While the Roman Catholic Church in general, and the Papacy in particular, was desperately in need of reform in the sixteenth century, that was not quite the reason Henry VIII split from Rome, dissolved the monasteries, and established the Church of England. He did it for those most elemental reasons of all, sex and money. Far from having an issue with the Church of Rome his 1521 work Defence of the Seven Sacraments was an anti-Lutheran polemic that supported the supremacy of the Pope and earned him the official title Defender of the Faith. The British monarchy still likes to rub the Vatican’s nose in that one, by keeping it on their coins.
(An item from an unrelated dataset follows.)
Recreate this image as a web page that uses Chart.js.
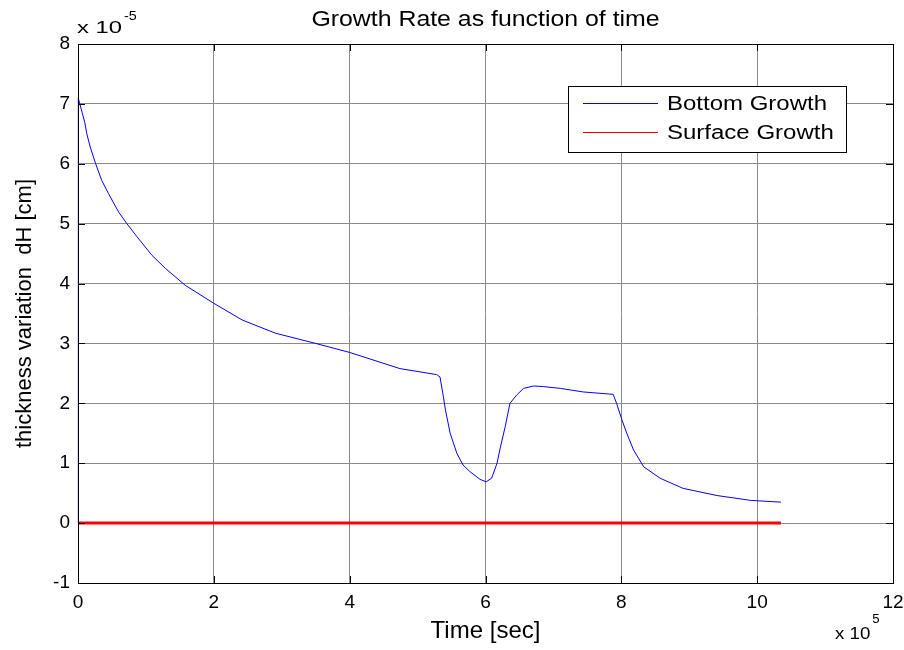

But this was one of those moments where the club chairman makes a staunch case for the team manager and fires him three weeks later. When the Pope of the day, Clement VII, said ‘no, grazie’ to Henry’s request for a divorce from his first wife Catherine, so that he could marry the lovely Anne Boleyn (whom he later beheaded) Henry severed the Roman connection. Clement could consider himself lucky that the severing did not involve his cranium. Henry then declared himself head of the Church of England, with benefits. He set about realising the value of dozens of Catholic monasteries by asset stripping the lot and putting the proceeds into his Post Office savings account. Previously much of the surplus funds from the monasteries had been channelled towards Brussels … sorry, I meant Rome.

Had he split from the Vatican on the basis of a principled campaign against the venality of the 16thcentury church you might expect that he would shelter and support the English followers of Martin Luther. But Protestant reformers suffered just as much under Henry after the so-called ‘English reformation’ as did supporters of Pope Clement (perhaps let’s not call them Clementines).

So, did Henry VIII bring about a principled and morally sound separation from Rome in the 1530s because of rampant sleaze in the upper echelons of the Catholic Church? Sadly not. He took back control, but his motives were rather less exalted. To suggest otherwise is fake history.